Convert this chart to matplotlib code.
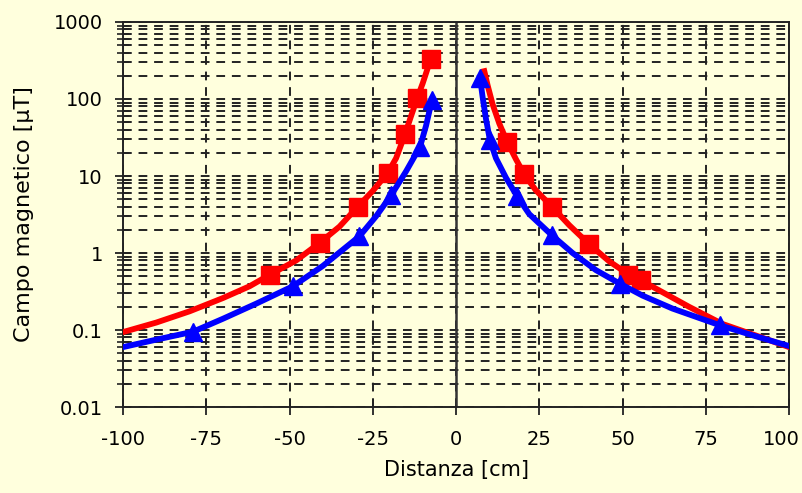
********
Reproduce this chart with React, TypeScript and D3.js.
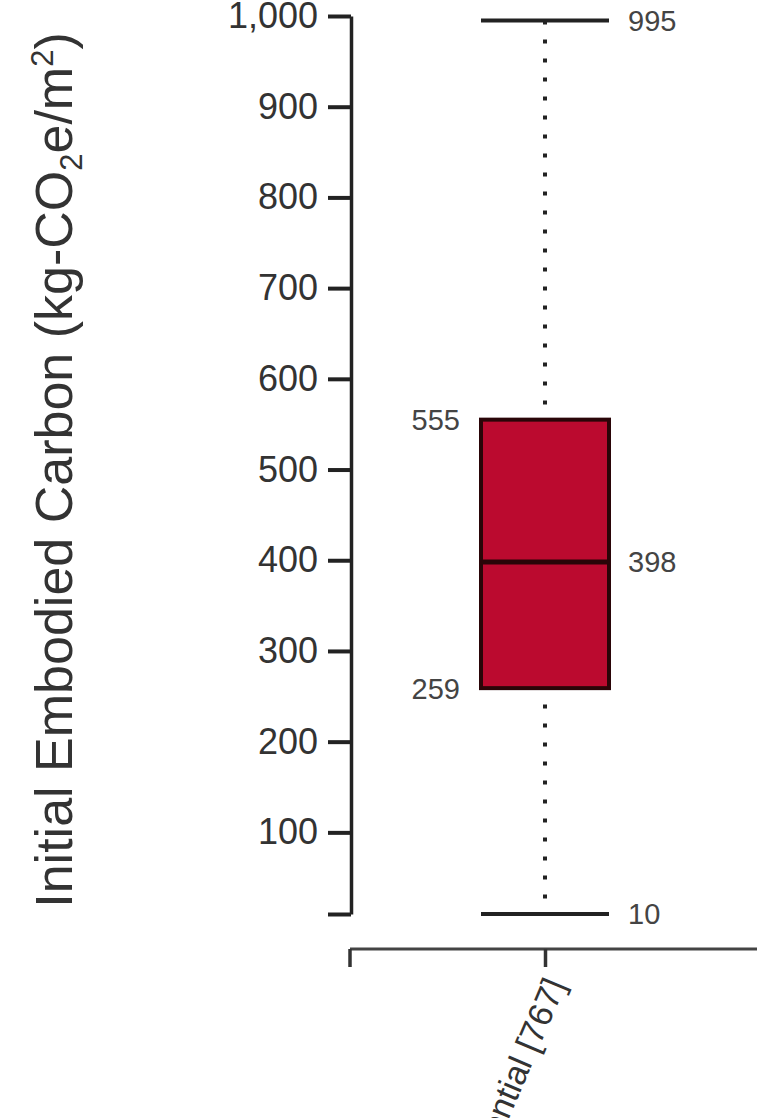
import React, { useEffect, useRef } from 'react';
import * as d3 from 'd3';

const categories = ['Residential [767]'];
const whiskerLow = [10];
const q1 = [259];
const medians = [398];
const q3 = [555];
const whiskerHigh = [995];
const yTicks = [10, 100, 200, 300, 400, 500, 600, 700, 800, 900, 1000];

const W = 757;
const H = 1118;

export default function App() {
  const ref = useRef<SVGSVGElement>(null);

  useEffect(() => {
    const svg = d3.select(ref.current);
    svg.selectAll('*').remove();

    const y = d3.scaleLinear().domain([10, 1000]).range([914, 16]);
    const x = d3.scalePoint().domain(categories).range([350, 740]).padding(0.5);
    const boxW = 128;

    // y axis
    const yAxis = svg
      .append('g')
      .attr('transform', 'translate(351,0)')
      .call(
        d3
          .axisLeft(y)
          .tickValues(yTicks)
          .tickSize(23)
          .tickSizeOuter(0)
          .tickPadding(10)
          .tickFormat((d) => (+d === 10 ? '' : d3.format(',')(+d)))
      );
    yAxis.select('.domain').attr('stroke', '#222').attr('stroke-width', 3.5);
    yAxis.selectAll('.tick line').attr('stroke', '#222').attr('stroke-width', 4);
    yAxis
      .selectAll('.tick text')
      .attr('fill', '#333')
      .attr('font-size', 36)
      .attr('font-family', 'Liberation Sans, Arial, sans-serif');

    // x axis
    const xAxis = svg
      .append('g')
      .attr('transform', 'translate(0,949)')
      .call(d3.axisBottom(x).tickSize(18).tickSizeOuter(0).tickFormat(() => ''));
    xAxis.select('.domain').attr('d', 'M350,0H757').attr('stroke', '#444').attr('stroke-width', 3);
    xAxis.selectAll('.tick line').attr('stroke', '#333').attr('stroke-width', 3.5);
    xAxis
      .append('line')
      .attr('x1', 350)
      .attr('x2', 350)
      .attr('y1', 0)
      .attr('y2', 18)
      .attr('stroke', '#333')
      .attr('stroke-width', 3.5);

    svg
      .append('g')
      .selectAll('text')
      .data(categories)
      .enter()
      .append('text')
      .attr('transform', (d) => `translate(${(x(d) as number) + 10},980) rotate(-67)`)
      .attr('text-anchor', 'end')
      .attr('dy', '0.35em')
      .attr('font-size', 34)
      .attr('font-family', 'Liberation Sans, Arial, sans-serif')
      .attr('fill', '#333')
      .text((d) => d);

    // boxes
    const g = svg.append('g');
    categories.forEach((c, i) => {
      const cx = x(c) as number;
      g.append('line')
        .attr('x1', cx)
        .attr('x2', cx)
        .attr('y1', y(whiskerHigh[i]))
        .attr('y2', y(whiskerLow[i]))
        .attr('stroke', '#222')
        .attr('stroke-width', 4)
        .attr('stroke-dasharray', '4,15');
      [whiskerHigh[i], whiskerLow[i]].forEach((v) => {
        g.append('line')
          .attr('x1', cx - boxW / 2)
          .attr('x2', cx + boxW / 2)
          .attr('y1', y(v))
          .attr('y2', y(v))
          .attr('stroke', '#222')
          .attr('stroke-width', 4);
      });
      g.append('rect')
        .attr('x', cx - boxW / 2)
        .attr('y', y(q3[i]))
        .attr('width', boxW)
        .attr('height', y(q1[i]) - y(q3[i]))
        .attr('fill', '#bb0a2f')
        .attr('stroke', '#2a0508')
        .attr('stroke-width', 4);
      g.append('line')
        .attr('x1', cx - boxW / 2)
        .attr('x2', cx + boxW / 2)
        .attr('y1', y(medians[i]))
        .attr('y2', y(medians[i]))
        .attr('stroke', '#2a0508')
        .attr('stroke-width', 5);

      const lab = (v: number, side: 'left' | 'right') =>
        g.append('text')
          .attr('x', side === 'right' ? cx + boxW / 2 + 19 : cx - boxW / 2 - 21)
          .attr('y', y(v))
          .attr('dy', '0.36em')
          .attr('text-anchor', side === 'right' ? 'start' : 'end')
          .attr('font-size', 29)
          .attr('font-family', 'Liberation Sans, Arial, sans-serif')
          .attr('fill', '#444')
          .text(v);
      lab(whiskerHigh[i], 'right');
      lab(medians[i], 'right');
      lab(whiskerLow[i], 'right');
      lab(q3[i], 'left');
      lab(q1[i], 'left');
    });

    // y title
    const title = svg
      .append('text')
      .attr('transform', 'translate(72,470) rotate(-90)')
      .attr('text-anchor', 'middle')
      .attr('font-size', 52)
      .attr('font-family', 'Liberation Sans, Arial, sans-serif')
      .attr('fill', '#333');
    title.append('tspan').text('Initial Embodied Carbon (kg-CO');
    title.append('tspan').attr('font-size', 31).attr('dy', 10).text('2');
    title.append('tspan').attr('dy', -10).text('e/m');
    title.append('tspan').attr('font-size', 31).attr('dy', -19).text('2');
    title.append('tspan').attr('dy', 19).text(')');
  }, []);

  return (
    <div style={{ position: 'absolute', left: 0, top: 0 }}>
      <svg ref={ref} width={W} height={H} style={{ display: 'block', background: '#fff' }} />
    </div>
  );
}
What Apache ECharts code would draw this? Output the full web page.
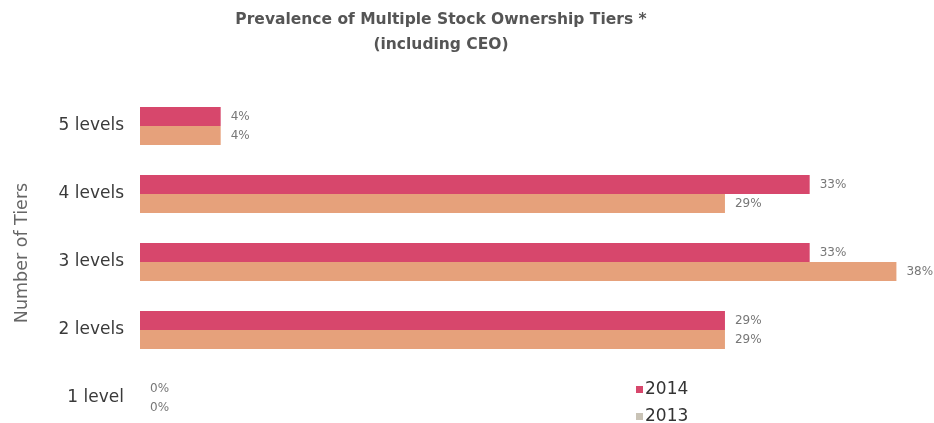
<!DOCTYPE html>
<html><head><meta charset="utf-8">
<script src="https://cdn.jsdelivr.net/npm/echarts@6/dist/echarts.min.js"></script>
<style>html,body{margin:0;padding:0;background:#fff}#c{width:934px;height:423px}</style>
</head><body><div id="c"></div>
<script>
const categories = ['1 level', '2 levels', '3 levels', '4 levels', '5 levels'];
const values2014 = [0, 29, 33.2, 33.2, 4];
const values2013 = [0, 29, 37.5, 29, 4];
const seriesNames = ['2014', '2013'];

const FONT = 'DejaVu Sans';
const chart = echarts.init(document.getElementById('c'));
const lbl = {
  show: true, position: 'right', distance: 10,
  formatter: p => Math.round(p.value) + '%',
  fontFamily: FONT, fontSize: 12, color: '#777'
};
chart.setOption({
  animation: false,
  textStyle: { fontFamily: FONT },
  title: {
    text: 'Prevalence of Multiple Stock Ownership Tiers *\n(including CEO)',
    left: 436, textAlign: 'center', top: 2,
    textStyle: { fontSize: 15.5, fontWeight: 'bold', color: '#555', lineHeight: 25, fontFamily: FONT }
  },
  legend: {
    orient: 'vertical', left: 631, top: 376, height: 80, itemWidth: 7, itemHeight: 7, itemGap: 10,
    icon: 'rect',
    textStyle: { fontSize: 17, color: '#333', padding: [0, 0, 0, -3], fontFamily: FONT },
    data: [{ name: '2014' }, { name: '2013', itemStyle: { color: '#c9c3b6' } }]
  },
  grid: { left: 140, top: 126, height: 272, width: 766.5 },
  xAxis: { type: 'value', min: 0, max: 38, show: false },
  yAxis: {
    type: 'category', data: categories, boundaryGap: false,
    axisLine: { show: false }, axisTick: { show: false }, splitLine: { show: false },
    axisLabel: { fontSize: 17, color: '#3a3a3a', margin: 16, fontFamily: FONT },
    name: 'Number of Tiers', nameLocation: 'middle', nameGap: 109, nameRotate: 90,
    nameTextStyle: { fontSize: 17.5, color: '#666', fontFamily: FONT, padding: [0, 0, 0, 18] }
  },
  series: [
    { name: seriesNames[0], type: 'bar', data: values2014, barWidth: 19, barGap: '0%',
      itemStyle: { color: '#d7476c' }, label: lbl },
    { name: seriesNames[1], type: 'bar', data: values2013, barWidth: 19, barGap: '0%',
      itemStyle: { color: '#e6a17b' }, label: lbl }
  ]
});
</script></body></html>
********
**Stated exercise**
Extract the part of the records that opens with the line containing "Reproduce this chart" and closes with the line containing "import * as d3 from 'd3';". Take only those lines, exactly, and no pictures.

**Completed task**
Reproduce this chart with React, TypeScript and D3.js.
import React, { useEffect, useRef } from 'react';
import * as d3 from 'd3';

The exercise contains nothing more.